Referring now to FIGS. 7-11, various methodologies for performing implicit querying are illustrated. While, for purposes of simplicity of explanation, the methodologies are shown and described as a series of acts, it is to be understood and appreciated that the claimed subject matter is not limited by the order of acts, as some acts may occur in different orders and/or concurrently with other acts from that shown and described herein. Further, it can be discerned that disparate acts shown and described in different methodologies can be utilized in conjunction. Also, those skilled in the art will understand and appreciate that a methodology could alternatively be represented as a series of interrelated states or events, such as in a state diagram. Moreover, not all illustrated acts may be required to implement a methodology in accordance with the subject claims. Additionally, it should be further appreciated that the methodologies disclosed hereinafter and throughout this specification are capable of being stored on an article of manufacture to facilitate transporting and transferring such methodologies to computers. The term article of manufacture, as used herein, is intended to encompass a computer program accessible from any computer-readable device, carrier, or media.

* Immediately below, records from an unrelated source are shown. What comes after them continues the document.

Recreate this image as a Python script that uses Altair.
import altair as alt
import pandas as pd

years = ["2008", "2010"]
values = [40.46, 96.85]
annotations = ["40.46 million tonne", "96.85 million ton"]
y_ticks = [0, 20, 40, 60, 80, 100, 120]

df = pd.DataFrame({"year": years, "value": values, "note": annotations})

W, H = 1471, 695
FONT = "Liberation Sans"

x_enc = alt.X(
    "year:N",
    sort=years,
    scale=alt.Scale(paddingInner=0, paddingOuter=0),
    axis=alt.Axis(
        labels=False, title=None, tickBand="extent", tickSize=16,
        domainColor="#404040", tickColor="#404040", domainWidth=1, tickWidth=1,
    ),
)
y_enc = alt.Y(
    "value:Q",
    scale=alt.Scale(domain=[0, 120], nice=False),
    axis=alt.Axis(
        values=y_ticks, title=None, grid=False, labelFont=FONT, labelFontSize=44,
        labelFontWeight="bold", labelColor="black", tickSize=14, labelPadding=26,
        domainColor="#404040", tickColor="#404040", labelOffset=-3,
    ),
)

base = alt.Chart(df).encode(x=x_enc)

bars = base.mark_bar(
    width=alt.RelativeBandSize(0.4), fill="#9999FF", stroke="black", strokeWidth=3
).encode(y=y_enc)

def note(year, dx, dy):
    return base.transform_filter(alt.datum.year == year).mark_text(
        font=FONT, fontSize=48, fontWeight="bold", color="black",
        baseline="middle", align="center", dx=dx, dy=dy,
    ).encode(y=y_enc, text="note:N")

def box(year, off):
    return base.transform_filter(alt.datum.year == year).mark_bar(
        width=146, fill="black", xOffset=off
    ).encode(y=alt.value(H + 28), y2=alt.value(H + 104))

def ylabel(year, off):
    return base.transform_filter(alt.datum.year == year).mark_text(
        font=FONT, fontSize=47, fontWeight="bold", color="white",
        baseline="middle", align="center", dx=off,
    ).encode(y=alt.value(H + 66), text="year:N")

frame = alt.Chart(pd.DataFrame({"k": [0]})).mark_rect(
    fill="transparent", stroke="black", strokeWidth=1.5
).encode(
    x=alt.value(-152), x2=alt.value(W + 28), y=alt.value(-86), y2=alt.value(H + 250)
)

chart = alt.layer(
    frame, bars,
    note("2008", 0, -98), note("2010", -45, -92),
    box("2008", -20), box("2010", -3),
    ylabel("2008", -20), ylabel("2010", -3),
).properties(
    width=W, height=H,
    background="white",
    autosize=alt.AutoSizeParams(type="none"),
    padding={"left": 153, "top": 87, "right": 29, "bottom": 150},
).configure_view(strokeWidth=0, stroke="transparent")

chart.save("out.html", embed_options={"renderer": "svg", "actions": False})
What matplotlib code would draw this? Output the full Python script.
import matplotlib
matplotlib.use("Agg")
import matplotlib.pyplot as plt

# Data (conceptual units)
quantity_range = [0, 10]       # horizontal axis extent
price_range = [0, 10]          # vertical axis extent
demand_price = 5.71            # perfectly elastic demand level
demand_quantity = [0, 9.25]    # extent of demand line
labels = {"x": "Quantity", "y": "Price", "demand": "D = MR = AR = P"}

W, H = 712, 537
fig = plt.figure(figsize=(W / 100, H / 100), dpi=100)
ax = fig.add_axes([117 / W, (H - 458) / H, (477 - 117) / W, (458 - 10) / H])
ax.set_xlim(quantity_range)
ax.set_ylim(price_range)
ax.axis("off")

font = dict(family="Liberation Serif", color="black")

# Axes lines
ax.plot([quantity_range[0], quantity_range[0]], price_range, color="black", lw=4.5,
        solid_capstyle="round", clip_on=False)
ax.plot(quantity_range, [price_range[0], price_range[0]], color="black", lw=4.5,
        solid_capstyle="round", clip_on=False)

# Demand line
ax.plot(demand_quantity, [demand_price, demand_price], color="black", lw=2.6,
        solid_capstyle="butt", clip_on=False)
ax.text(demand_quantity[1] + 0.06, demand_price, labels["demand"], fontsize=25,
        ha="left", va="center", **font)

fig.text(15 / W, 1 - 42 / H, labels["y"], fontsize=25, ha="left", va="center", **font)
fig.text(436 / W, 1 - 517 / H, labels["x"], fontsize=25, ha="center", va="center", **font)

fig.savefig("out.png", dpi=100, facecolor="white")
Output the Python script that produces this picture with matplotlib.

Referring now specifically to FIG. 7, a methodology 700 for performing implicit querying is illustrated. At 702, an electronic document is received. For example, the receipt of the document can occur at a web server, at a receiving client, at a machine that is associated with creation of the document, and/or an intermediary computing device. Furthermore, the electronic document can be received by a portable computing device, including a cellular phone, a personal digital assistant, a laptop computer, etc. At 704, content of the document is scanned to aid in determining whether more information can be obtained by way of a search with respect to at least a portion of the document. Disparate portions of the document can be scanned depending upon type of document, desired application, and the like. For instance, the document can be an email message, and it may be desirably to only scan text within the subject line of the email message. Further, it may be desirable to scan only a first few words or phrases of a sentence or message. Thus, any suitable portions of a document can be scanned and utilized in connection with aiding in determining a query.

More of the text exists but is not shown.